I didn't trust it. I had grown accustomed to my weak one, a heart that couldn't take too much excitement or strenuous activity. I had learned to live within the restraints of my body, or more specifically, my heart.

With this new one, I didn't understand my limitations.

Of course, I knew it was fragile because there was a three-to-six-month period where my risk of rejection was high.

And I guess I still don't, because what happens beyond this point?

Beyond all the doctors' checkups and tests? I'm talking about years down the road.

What is my life really going to look like?

A question I haven't been brave enough to ask yet, because I mostly just feel grateful to be here. It's a miracle that the doctors were able to find me a match after so many years of looking.

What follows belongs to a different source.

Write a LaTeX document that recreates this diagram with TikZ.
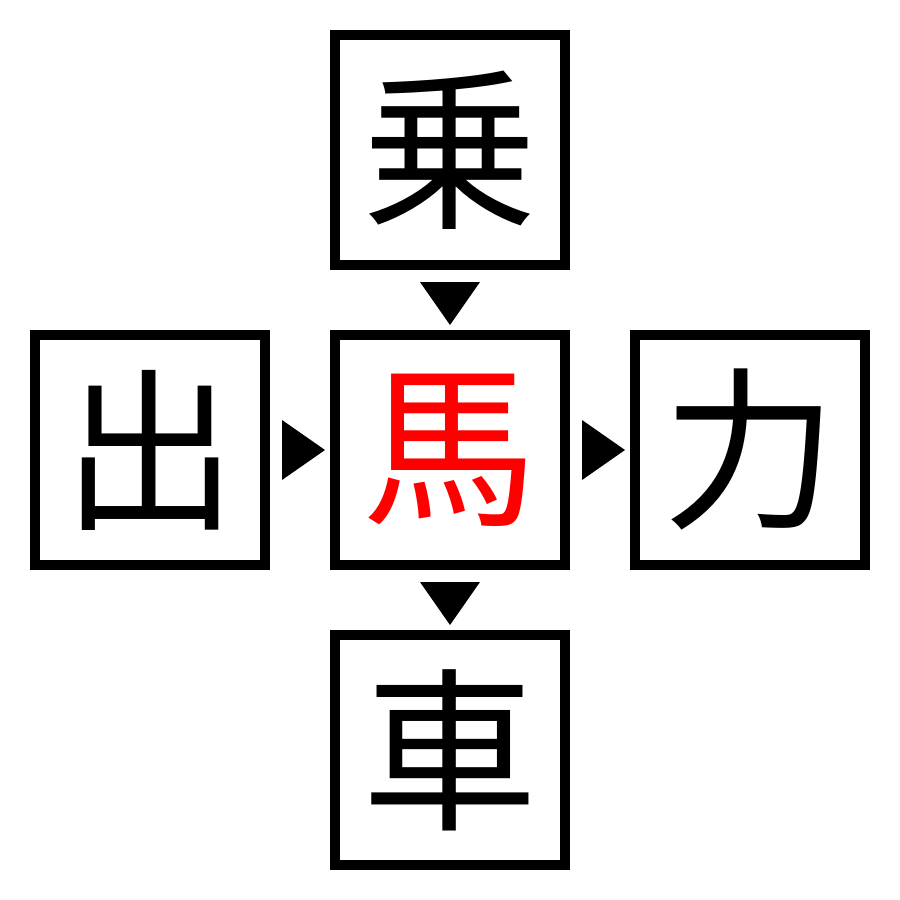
\documentclass[tikz,border=0pt]{standalone}
\usepackage{fontspec}
\newfontfamily\cjk{Noto Sans CJK JP}
\begin{document}
\begin{tikzpicture}[x=1pt,y=-1pt,
  kbox/.style={draw=black,line width=10pt,minimum size=230pt,inner sep=0pt,font=\cjk\fontsize{175}{175}\selectfont,text=black},
  tri/.style={fill=black,draw=none}]
\path[use as bounding box] (0,0) rectangle (900,900);
\node[kbox] (top) at (450,150) {乗};
\node[kbox,text=red] (mid) at (450,450) {馬};
\node[kbox] (left) at (150,450) {出};
\node[kbox] (right) at (750,450) {力};
\node[kbox] (bot) at (450,750) {車};
\fill[tri] (420,282) -- (480,282) -- (450,325) -- cycle;
\fill[tri] (420,582) -- (480,582) -- (450,625) -- cycle;
\fill[tri] (282,420) -- (282,480) -- (325,450) -- cycle;
\fill[tri] (582,420) -- (582,480) -- (625,450) -- cycle;
\end{tikzpicture}
\end{document}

It is not lost on me that someone had to die in order for me to live, and that's a feeling I haven't found a way to cope with yet. The guilt makes me anxious and uncertain.

"Millie, is there anything you want to ask Dr. Richards?

" My mom looks at me patiently. She's the only one who knows how I've been feeling lately, because she's been there with me every day of my recovery.

Dad's been working overtime to help offset the enormous medical bills my parents have accrued since the day I was born.

Even with good insurance, it's still more than what my parents can afford.

My mom reaches over and places her hand on top of mine, giving it a gentle squeeze.

"I—" I know I need to ask him all the questions that have been swirling in my brain since the day of the surgery, but every single one of them seems to have gotten caught on my tongue.

"It's okay, hon. Just ask him," my mom says reassuringly.

Dr. Richards' smile is warm and patient as he waits for me to speak.

I feel my palms grow clammy and my heartbeat quicken from its normally steady pace.

"I was just wondering if it was normal—" I clear my throat.

"If it was normal to not feel...normal?" I laugh, suddenly feeling even more nervous than I was before, because I don't know how to adequately describe what I'm feeling.

Not normal is the best way I can put it right now.

He lightheartedly chuckles and nods, "That is perfectly normal, Millie.

Your body has gone through something traumatic and life-altering.

This is no easy feat, and it will take time for your body to accept its new normal—which is a perfectly healthy heart.

Be patient with it. Soon you won't be able to tell that anything is different. "

Patient I can do. Lord knows I've had plenty of practice with that.

I smile as relief floods my chest.

"What about strenuous activities? When would it be safe to try something outside of my normal routine?"

Dr. Richards laughs as he settles in to answer each and every one of my questions. It's the most optimistic I've felt in a very long time.

There's finally room for hope—for something more, for dreams and aspirations I long gave up on.

There's room to finally live.

And that's exactly what I plan on doing.